I like it... I really like the humiliation of it and am looking for more. Nice job! :)
SO for a few criticisms I didn't like how you baiscally kept bumping in the story to say stuff like "see what I did there" no offense but that stuff's unessary also what's the point in adding in the grossness factor if she doesn't mind it then why bother but other besides that? Good story so far keep it up and keep improving
Many thanks!! A really perverted story!!
Thanks and I hope you can continue writing!!
Really nice. It's a kind of Japanese weird stuff into the west world.
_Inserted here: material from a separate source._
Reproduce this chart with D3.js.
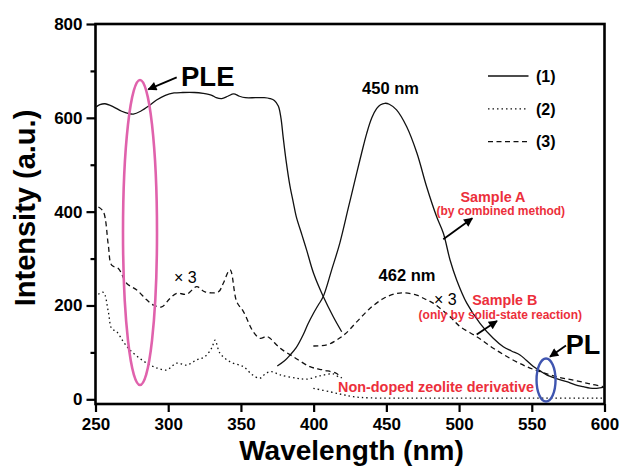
<!DOCTYPE html>
<html>
<head>
<meta charset="utf-8">
<script src="https://cdn.jsdelivr.net/npm/d3@7"></script>
<style>
  body { margin: 0; background: #fff; }
  svg text { font-family: Arial, "Liberation Sans", sans-serif; }
</style>
</head>
<body>
<div id="chart"></div>
<script>
// excitation (PLE) and emission (PL) spectra, wavelength in nm / intensity in a.u.
var ple1W = [250, 253, 256.5, 262, 268, 273, 276, 281, 287, 292, 298, 304, 310, 318, 324, 330, 333, 336.8, 341, 345, 349, 353, 360, 366, 370, 373, 375.7, 377.5, 379, 381, 383.7, 386, 388, 392, 395.2, 400, 406.6, 413.5, 419.3];
var ple1V = [622, 628, 630, 624, 614, 609, 608, 614, 626, 638, 648, 653, 654, 654, 652, 648, 643, 641, 646, 651, 646, 643, 643, 643, 641, 637, 625, 600, 560, 510, 455, 420, 390, 350, 318, 268, 219, 176, 144];

var pl1W = [375, 380, 384, 388, 392.9, 396, 399.8, 403, 406.6, 412.4, 418, 424, 429.6, 433, 436.5, 440, 443.4, 446, 449, 452, 457, 464, 471, 477.7, 484.6, 489.2, 493.8, 498.4, 505.3, 514.4, 523.5, 530.4, 536, 541.9, 546, 551.1, 556, 560.2, 567, 574, 580, 585.4, 590, 594.6, 600];
var pl1V = [71, 82, 95, 110, 138, 160, 183, 200, 219, 276, 333, 410, 482, 525, 567, 600, 620, 628, 631, 629, 617, 581, 525, 453, 389, 354, 297, 254, 205, 162, 130, 112, 103, 94.5, 84, 70, 60, 52, 44, 37.5, 31, 27, 24, 23.5, 26];

var ple2W = [251.9, 255.4, 258.8, 261.1, 264.6, 269.1, 273.7, 280.6, 287.5, 293, 299, 305.8, 312.7, 319.6, 325.3, 330, 332.2, 335.6, 342.5, 351.7, 358, 363.1, 367, 371.1, 377, 388.3, 395.2, 404.4, 413.5, 418.1];
var ple2V = [224, 228, 187, 151, 144, 123, 105, 87, 73, 66, 62.5, 77, 73, 84, 91, 110, 126, 98, 80, 69.5, 52, 45, 55, 59, 52, 45, 43, 50, 54, 45];

var pl2W = [399.8, 411.3, 420, 427.3, 438.8, 470, 500, 550, 600];
var pl2V = [23.5, 16, 10, 5.6, 3, 2.5, 2.5, 2.5, 2.5];

var ple3W = [252, 255.4, 258.8, 261.1, 265.7, 271.5, 278.4, 285.2, 289.8, 295.5, 301.2, 305.8, 312.7, 319.6, 325.3, 334.5, 337.8, 342.5, 347.1, 351.7, 358.5, 363.1, 367.7, 370, 376.9, 386, 397.5, 406.6, 415.8, 419.3];
var ple3V = [410, 400, 329, 286, 279, 247, 233, 212, 201, 197, 215, 226, 224, 240, 229, 229, 247, 276, 208, 187, 144, 130, 134, 130, 109, 91, 69.5, 62.5, 55, 45];

var pl3W = [399.8, 409, 415.9, 421.6, 429.6, 438.8, 448, 455, 461.6, 470.8, 477.7, 482.2, 493.8, 500.7, 512.2, 523.5, 535, 546.5, 555.7, 567.1, 578.5, 590, 599.2];
var pl3V = [113.6, 115.8, 126.4, 139, 165, 194, 215, 224, 227, 222, 212, 205, 176, 155, 133.5, 109, 87.4, 69.5, 59, 48, 41, 33, 27];

var xTicks = [250, 300, 350, 400, 450, 500, 550, 600];
var yTicks = [0, 200, 400, 600, 800];
var yMinor = [100, 300, 500, 700];
var legendLabels = ["(1)", "(2)", "(3)"];

var width = 624, height = 467;
var red = "#ec2f3b";

var svg = d3.select("#chart").append("svg")
    .attr("width", width)
    .attr("height", height);

var x = d3.scaleLinear().domain([250, 600]).range([95.5, 604.5]);
var y = d3.scaleLinear().domain([-10, 800]).range([404, 24]);

var defs = svg.append("defs");
defs.append("marker")
    .attr("id", "head")
    .attr("markerUnits", "userSpaceOnUse")
    .attr("viewBox", "0 0 10 10")
    .attr("refX", 9).attr("refY", 5)
    .attr("markerWidth", 11).attr("markerHeight", 9)
    .attr("orient", "auto")
  .append("path")
    .attr("d", "M0,0L10,5L0,10z")
    .attr("fill", "#000");

// axes
svg.append("g")
    .attr("transform", "translate(95.5,0)")
    .call(d3.axisLeft(y).tickValues(yTicks).tickSize(9).tickPadding(4));
svg.append("g")
    .attr("transform", "translate(95.5,0)")
    .call(d3.axisLeft(y).tickValues(yMinor).tickSize(5).tickFormat(""));
svg.append("g")
    .attr("transform", "translate(0,404)")
    .call(d3.axisBottom(x).tickValues(xTicks).tickSize(8).tickPadding(6));

svg.selectAll(".domain").remove();
svg.selectAll(".tick line").attr("stroke", "#000").attr("stroke-width", 2.2);
svg.selectAll(".tick text")
    .attr("fill", "#000")
    .style("font-size", "17px")
    .style("font-weight", "bold");

svg.append("rect")
    .attr("x", x(250)).attr("y", y(800))
    .attr("width", x(600) - x(250)).attr("height", 404 - y(800))
    .attr("fill", "none")
    .attr("stroke", "#000")
    .attr("stroke-width", 2.6);

// axis titles
svg.append("text")
    .attr("transform", "translate(35,208) rotate(-90)")
    .attr("text-anchor", "middle")
    .style("font-size", "29px").style("font-weight", "bold")
    .text("Intensity (a.u.)");
svg.append("text")
    .attr("x", 351.5).attr("y", 460)
    .attr("text-anchor", "middle")
    .style("font-size", "28px").style("font-weight", "bold")
    .text("Wavelength (nm)");

// curves
var line = d3.line()
    .x(d => x(d[0]))
    .y(d => y(d[1]))
    .curve(d3.curveCatmullRom.alpha(0.5));

var dashes = { solid: null, dotted: "1.5,3", dashed: "5,3.5" };
var series = [
  { w: ple1W, v: ple1V, s: "solid" },
  { w: pl1W, v: pl1V, s: "solid" },
  { w: ple2W, v: ple2V, s: "dotted" },
  { w: pl2W, v: pl2V, s: "dotted" },
  { w: ple3W, v: ple3V, s: "dashed" },
  { w: pl3W, v: pl3V, s: "dashed" }
];

svg.append("g")
  .selectAll("path")
  .data(series)
  .join("path")
    .attr("d", d => line(d3.zip(d.w, d.v)))
    .attr("fill", "none")
    .attr("stroke", "#111")
    .attr("stroke-width", 1.3)
    .attr("stroke-dasharray", d => dashes[d.s]);

// legend
var legendStyles = ["solid", "dotted", "dashed"];
var lg = svg.append("g")
  .selectAll("g")
  .data(legendLabels)
  .join("g")
    .attr("transform", (d, i) => `translate(0,${76 + i * 32.8})`);
lg.append("line")
    .attr("x1", 488).attr("x2", 528.5)
    .attr("stroke", "#111").attr("stroke-width", 1.3)
    .attr("stroke-dasharray", (d, i) => dashes[legendStyles[i]]);
lg.append("text")
    .attr("x", 536).attr("dy", "0.36em")
    .style("font-size", "16px").style("font-weight", "bold")
    .text(d => d);

// annotations
svg.append("ellipse")
    .attr("cx", x(280.6)).attr("cy", y(355.6))
    .attr("rx", 17).attr("ry", 152.5)
    .attr("fill", "none").attr("stroke", "#e062ac").attr("stroke-width", 2.6);
svg.append("ellipse")
    .attr("cx", x(559.8)).attr("cy", y(41.2))
    .attr("rx", 9.5).attr("ry", 21.5)
    .attr("fill", "none").attr("stroke", "#3f55b0").attr("stroke-width", 2.4);

var arrows = [
  [176.7, 77.3, 148.3, 89.3],
  [566, 345.5, 550, 356.7],
  [443.3, 239.3, 472.3, 218.3],
  [476.7, 334.5, 497, 321]
];
svg.append("g")
  .selectAll("line")
  .data(arrows)
  .join("line")
    .attr("x1", d => d[0]).attr("y1", d => d[1])
    .attr("x2", d => d[2]).attr("y2", d => d[3])
    .attr("stroke", "#000").attr("stroke-width", 1.8)
    .attr("marker-end", "url(#head)");

function label(t, px, py, size, opts) {
  opts = opts || {};
  return svg.append("text")
      .attr("x", px).attr("y", py)
      .attr("text-anchor", opts.anchor || "start")
      .attr("fill", opts.color || "#000")
      .style("font-size", size + "px")
      .style("font-weight", opts.normal ? "normal" : "bold")
      .text(t);
}

label("PLE", 181, 86, 27.5);
label("PL", 565.7, 354, 27);
label("450 nm", 390.5, 94, 16.5, { anchor: "middle" });
label("462 nm", 407, 281, 16.5, { anchor: "middle" });
label("\u00d7 3", 174, 283, 16, { normal: true });
label("\u00d7 3", 434, 305, 16, { normal: true });
label("Sample A", 493, 201.7, 14.4, { anchor: "middle", color: red });
label("(by combined method)", 500.8, 214.5, 12, { anchor: "middle", color: red });
label("Sample B", 504.8, 305, 14.3, { anchor: "middle", color: red });
label("(only by solid-state reaction)", 500.3, 318.5, 12, { anchor: "middle", color: red });
label("Non-doped zeolite derivative", 436, 391.7, 14.4, { anchor: "middle", color: red });
</script>
</body>
</html>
And I like a lot all this Japanese movies with beautiful ladies doing weird stuff with kimos and grandpas.
Many thanks. Waiting for more!!
Great story, surprisingly enjoyed the nasty element of the dude. Like the idea of him making her dress and pose as the wife etc
I love the Beauty and the Beast theme. Most Hot Wife stories have the wife falling for a young Adonis, but there's something about a "good girl" succumbing to a disgusting, repugnant character which I find much hotter. Her licking his dentures clean certainly fit the bill in that regard.
On a technical note, this really could have used a proofreading, as the errors were a distraction. And I agree with the person who commented about your "see what I did there?", and I'll add about your use of & instead of "and", both of which I found tedious. That said, I loved the story, and I'm looking forward to reading chapter two. Thanks.